[Rows from a dataset of charts and code]
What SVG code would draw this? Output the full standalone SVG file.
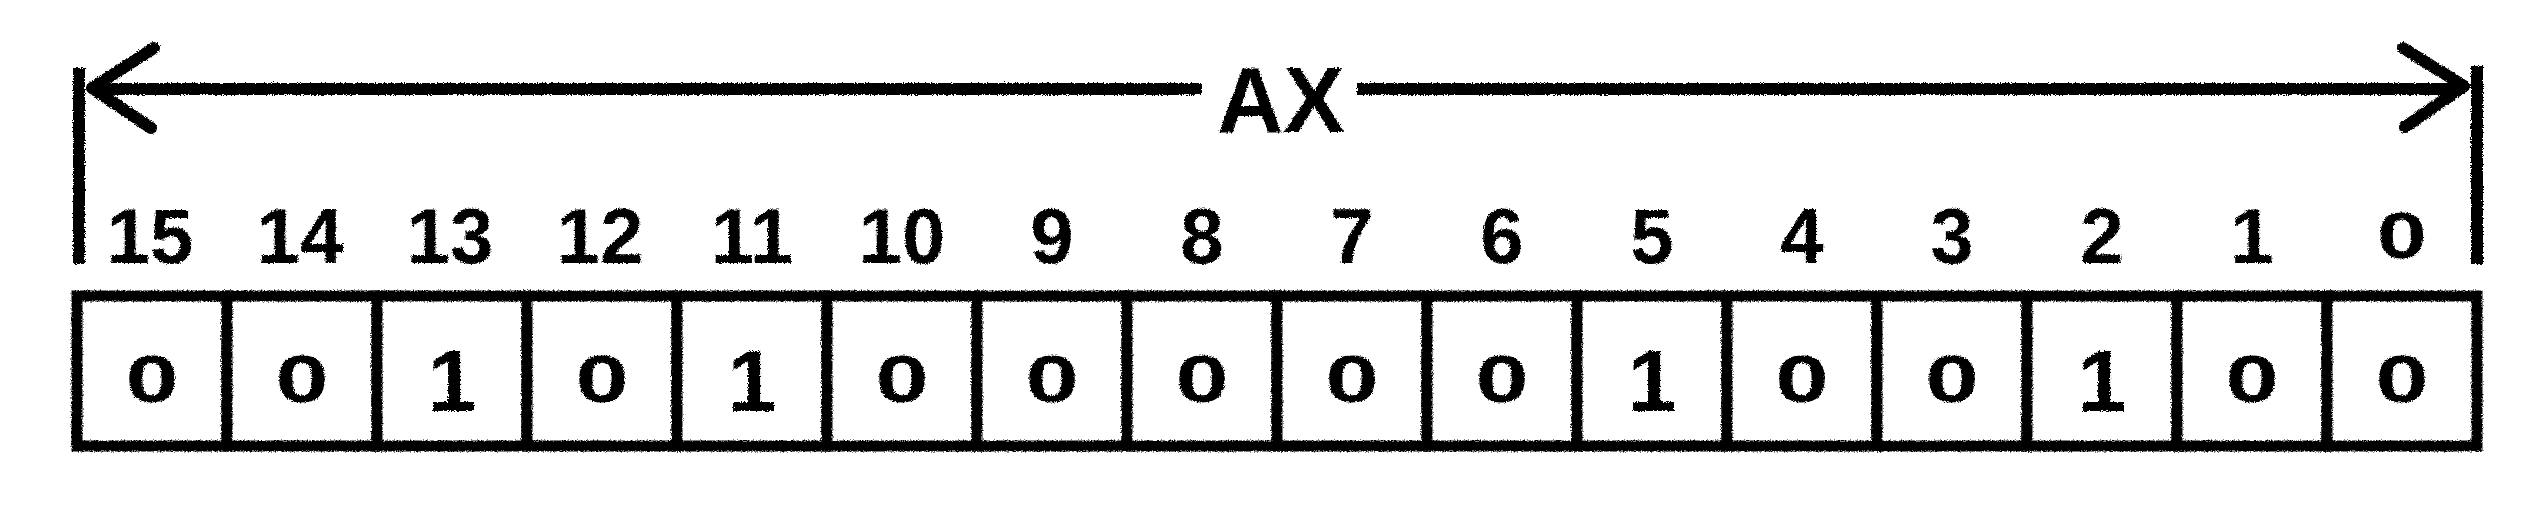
<svg xmlns="http://www.w3.org/2000/svg" width="2536" height="516" viewBox="0 0 2536 516">
<style>
.bg{fill:#ffffff}
.ln{stroke:#000;stroke-width:12;fill:none;stroke-linecap:butt}
.ah{stroke:#000;stroke-width:12;fill:none;stroke-linecap:round;stroke-linejoin:round}
.cell{fill:#fff;stroke:#000;stroke-width:11}
.lbl{font-family:"Liberation Sans",Arial,sans-serif;font-weight:bold;font-size:78px;fill:#000;text-anchor:middle}
.lbl0{font-family:"Liberation Sans",Arial,sans-serif;font-weight:bold;font-size:64px;fill:#000;text-anchor:middle}
.v1{font-family:"Liberation Sans",Arial,sans-serif;font-weight:bold;font-size:88px;fill:#000;text-anchor:middle}
.v0{font-family:"Liberation Sans",Arial,sans-serif;font-weight:bold;font-size:66px;fill:#000;text-anchor:middle}
.title{font-family:"Liberation Sans",Arial,sans-serif;font-weight:bold;font-size:92px;fill:#000;text-anchor:middle}
</style>
<defs>
<filter id="rough" filterUnits="userSpaceOnUse" x="0" y="0" width="2536" height="516">
<feTurbulence type="fractalNoise" baseFrequency="0.7" numOctaves="2" seed="4" result="n"/>
<feDisplacementMap in="SourceGraphic" in2="n" scale="4" xChannelSelector="R" yChannelSelector="G"/>
</filter>
</defs>
<rect class="bg" x="0" y="0" width="2536" height="516"/>
<g filter="url(#rough)">
<g id="connectors">
<line class="ln" x1="79" y1="68" x2="79" y2="264"/>
<line class="ln" x1="2477" y1="66" x2="2477" y2="264"/>
<line class="ln" x1="92" y1="89" x2="1202" y2="89"/>
<line class="ln" x1="1357" y1="89" x2="2462" y2="89"/>
<polyline class="ah" points="154,48 92,88 151,128"/>
<polyline class="ah" points="2403,48 2464,86 2405,127"/>
</g>
<g id="title"><text class="title" x="1281" y="132">AX</text></g>
<g id="bit15"><rect class="cell" x="77" y="296" width="150" height="150"/><text class="lbl" x="150" y="263">15</text><text class="v0" transform="translate(152,402) scale(1.45,1)">0</text></g>
<g id="bit14"><rect class="cell" x="227" y="296" width="150" height="150"/><text class="lbl" x="300" y="263">14</text><text class="v0" transform="translate(302,402) scale(1.45,1)">0</text></g>
<g id="bit13"><rect class="cell" x="377" y="296" width="150" height="150"/><text class="lbl" x="450" y="263">13</text><text class="v1" x="452" y="411">1</text></g>
<g id="bit12"><rect class="cell" x="527" y="296" width="150" height="150"/><text class="lbl" x="600" y="263">12</text><text class="v0" transform="translate(602,402) scale(1.45,1)">0</text></g>
<g id="bit11"><rect class="cell" x="677" y="296" width="150" height="150"/><text class="lbl" x="752" y="263">11</text><text class="v1" x="752" y="411">1</text></g>
<g id="bit10"><rect class="cell" x="827" y="296" width="150" height="150"/><text class="lbl" x="902" y="263">10</text><text class="v0" transform="translate(902,402) scale(1.45,1)">0</text></g>
<g id="bit9"><rect class="cell" x="977" y="296" width="150" height="150"/><text class="lbl" x="1052" y="263">9</text><text class="v0" transform="translate(1052,402) scale(1.45,1)">0</text></g>
<g id="bit8"><rect class="cell" x="1127" y="296" width="150" height="150"/><text class="lbl" x="1202" y="263">8</text><text class="v0" transform="translate(1202,402) scale(1.45,1)">0</text></g>
<g id="bit7"><rect class="cell" x="1277" y="296" width="150" height="150"/><text class="lbl" x="1352" y="263">7</text><text class="v0" transform="translate(1352,402) scale(1.45,1)">0</text></g>
<g id="bit6"><rect class="cell" x="1427" y="296" width="150" height="150"/><text class="lbl" x="1502" y="263">6</text><text class="v0" transform="translate(1502,402) scale(1.45,1)">0</text></g>
<g id="bit5"><rect class="cell" x="1577" y="296" width="150" height="150"/><text class="lbl" x="1652" y="263">5</text><text class="v1" x="1652" y="411">1</text></g>
<g id="bit4"><rect class="cell" x="1727" y="296" width="150" height="150"/><text class="lbl" x="1802" y="263">4</text><text class="v0" transform="translate(1802,402) scale(1.45,1)">0</text></g>
<g id="bit3"><rect class="cell" x="1877" y="296" width="150" height="150"/><text class="lbl" x="1952" y="263">3</text><text class="v0" transform="translate(1952,402) scale(1.45,1)">0</text></g>
<g id="bit2"><rect class="cell" x="2027" y="296" width="150" height="150"/><text class="lbl" x="2102" y="263">2</text><text class="v1" x="2102" y="411">1</text></g>
<g id="bit1"><rect class="cell" x="2177" y="296" width="150" height="150"/><text class="lbl" x="2252" y="263">1</text><text class="v0" transform="translate(2252,402) scale(1.45,1)">0</text></g>
<g id="bit0"><rect class="cell" x="2327" y="296" width="150" height="150"/><text class="lbl0" transform="translate(2402,258) scale(1.4,1)">0</text><text class="v0" transform="translate(2402,402) scale(1.45,1)">0</text></g>
</g>
</svg>
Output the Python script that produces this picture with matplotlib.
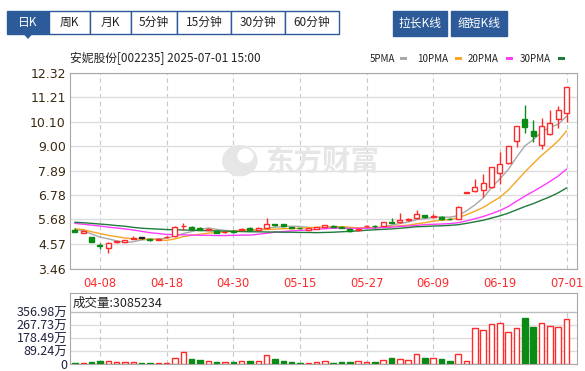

Job: Print the whole listing above once more, word for word, without its pictures.

Exercise result:
What SVG code would draw this? Output the full standalone SVG file.
<svg xmlns="http://www.w3.org/2000/svg" width="2536" height="516" viewBox="0 0 2536 516">
<style>
.bg{fill:#ffffff}
.ln{stroke:#000;stroke-width:12;fill:none;stroke-linecap:butt}
.ah{stroke:#000;stroke-width:12;fill:none;stroke-linecap:round;stroke-linejoin:round}
.cell{fill:#fff;stroke:#000;stroke-width:11}
.lbl{font-family:"Liberation Sans",Arial,sans-serif;font-weight:bold;font-size:78px;fill:#000;text-anchor:middle}
.lbl0{font-family:"Liberation Sans",Arial,sans-serif;font-weight:bold;font-size:64px;fill:#000;text-anchor:middle}
.v1{font-family:"Liberation Sans",Arial,sans-serif;font-weight:bold;font-size:88px;fill:#000;text-anchor:middle}
.v0{font-family:"Liberation Sans",Arial,sans-serif;font-weight:bold;font-size:66px;fill:#000;text-anchor:middle}
.title{font-family:"Liberation Sans",Arial,sans-serif;font-weight:bold;font-size:92px;fill:#000;text-anchor:middle}
</style>
<defs>
<filter id="rough" filterUnits="userSpaceOnUse" x="0" y="0" width="2536" height="516">
<feTurbulence type="fractalNoise" baseFrequency="0.7" numOctaves="2" seed="4" result="n"/>
<feDisplacementMap in="SourceGraphic" in2="n" scale="4" xChannelSelector="R" yChannelSelector="G"/>
</filter>
</defs>
<rect class="bg" x="0" y="0" width="2536" height="516"/>
<g filter="url(#rough)">
<g id="connectors">
<line class="ln" x1="79" y1="68" x2="79" y2="264"/>
<line class="ln" x1="2477" y1="66" x2="2477" y2="264"/>
<line class="ln" x1="92" y1="89" x2="1202" y2="89"/>
<line class="ln" x1="1357" y1="89" x2="2462" y2="89"/>
<polyline class="ah" points="154,48 92,88 151,128"/>
<polyline class="ah" points="2403,48 2464,86 2405,127"/>
</g>
<g id="title"><text class="title" x="1281" y="132">AX</text></g>
<g id="bit15"><rect class="cell" x="77" y="296" width="150" height="150"/><text class="lbl" x="150" y="263">15</text><text class="v0" transform="translate(152,402) scale(1.45,1)">0</text></g>
<g id="bit14"><rect class="cell" x="227" y="296" width="150" height="150"/><text class="lbl" x="300" y="263">14</text><text class="v0" transform="translate(302,402) scale(1.45,1)">0</text></g>
<g id="bit13"><rect class="cell" x="377" y="296" width="150" height="150"/><text class="lbl" x="450" y="263">13</text><text class="v1" x="452" y="411">1</text></g>
<g id="bit12"><rect class="cell" x="527" y="296" width="150" height="150"/><text class="lbl" x="600" y="263">12</text><text class="v0" transform="translate(602,402) scale(1.45,1)">0</text></g>
<g id="bit11"><rect class="cell" x="677" y="296" width="150" height="150"/><text class="lbl" x="752" y="263">11</text><text class="v1" x="752" y="411">1</text></g>
<g id="bit10"><rect class="cell" x="827" y="296" width="150" height="150"/><text class="lbl" x="902" y="263">10</text><text class="v0" transform="translate(902,402) scale(1.45,1)">0</text></g>
<g id="bit9"><rect class="cell" x="977" y="296" width="150" height="150"/><text class="lbl" x="1052" y="263">9</text><text class="v0" transform="translate(1052,402) scale(1.45,1)">0</text></g>
<g id="bit8"><rect class="cell" x="1127" y="296" width="150" height="150"/><text class="lbl" x="1202" y="263">8</text><text class="v0" transform="translate(1202,402) scale(1.45,1)">0</text></g>
<g id="bit7"><rect class="cell" x="1277" y="296" width="150" height="150"/><text class="lbl" x="1352" y="263">7</text><text class="v0" transform="translate(1352,402) scale(1.45,1)">0</text></g>
<g id="bit6"><rect class="cell" x="1427" y="296" width="150" height="150"/><text class="lbl" x="1502" y="263">6</text><text class="v0" transform="translate(1502,402) scale(1.45,1)">0</text></g>
<g id="bit5"><rect class="cell" x="1577" y="296" width="150" height="150"/><text class="lbl" x="1652" y="263">5</text><text class="v1" x="1652" y="411">1</text></g>
<g id="bit4"><rect class="cell" x="1727" y="296" width="150" height="150"/><text class="lbl" x="1802" y="263">4</text><text class="v0" transform="translate(1802,402) scale(1.45,1)">0</text></g>
<g id="bit3"><rect class="cell" x="1877" y="296" width="150" height="150"/><text class="lbl" x="1952" y="263">3</text><text class="v0" transform="translate(1952,402) scale(1.45,1)">0</text></g>
<g id="bit2"><rect class="cell" x="2027" y="296" width="150" height="150"/><text class="lbl" x="2102" y="263">2</text><text class="v1" x="2102" y="411">1</text></g>
<g id="bit1"><rect class="cell" x="2177" y="296" width="150" height="150"/><text class="lbl" x="2252" y="263">1</text><text class="v0" transform="translate(2252,402) scale(1.45,1)">0</text></g>
<g id="bit0"><rect class="cell" x="2327" y="296" width="150" height="150"/><text class="lbl0" transform="translate(2402,258) scale(1.4,1)">0</text><text class="v0" transform="translate(2402,402) scale(1.45,1)">0</text></g>
</g>
</svg>
Output the Python script that produces this picture with matplotlib.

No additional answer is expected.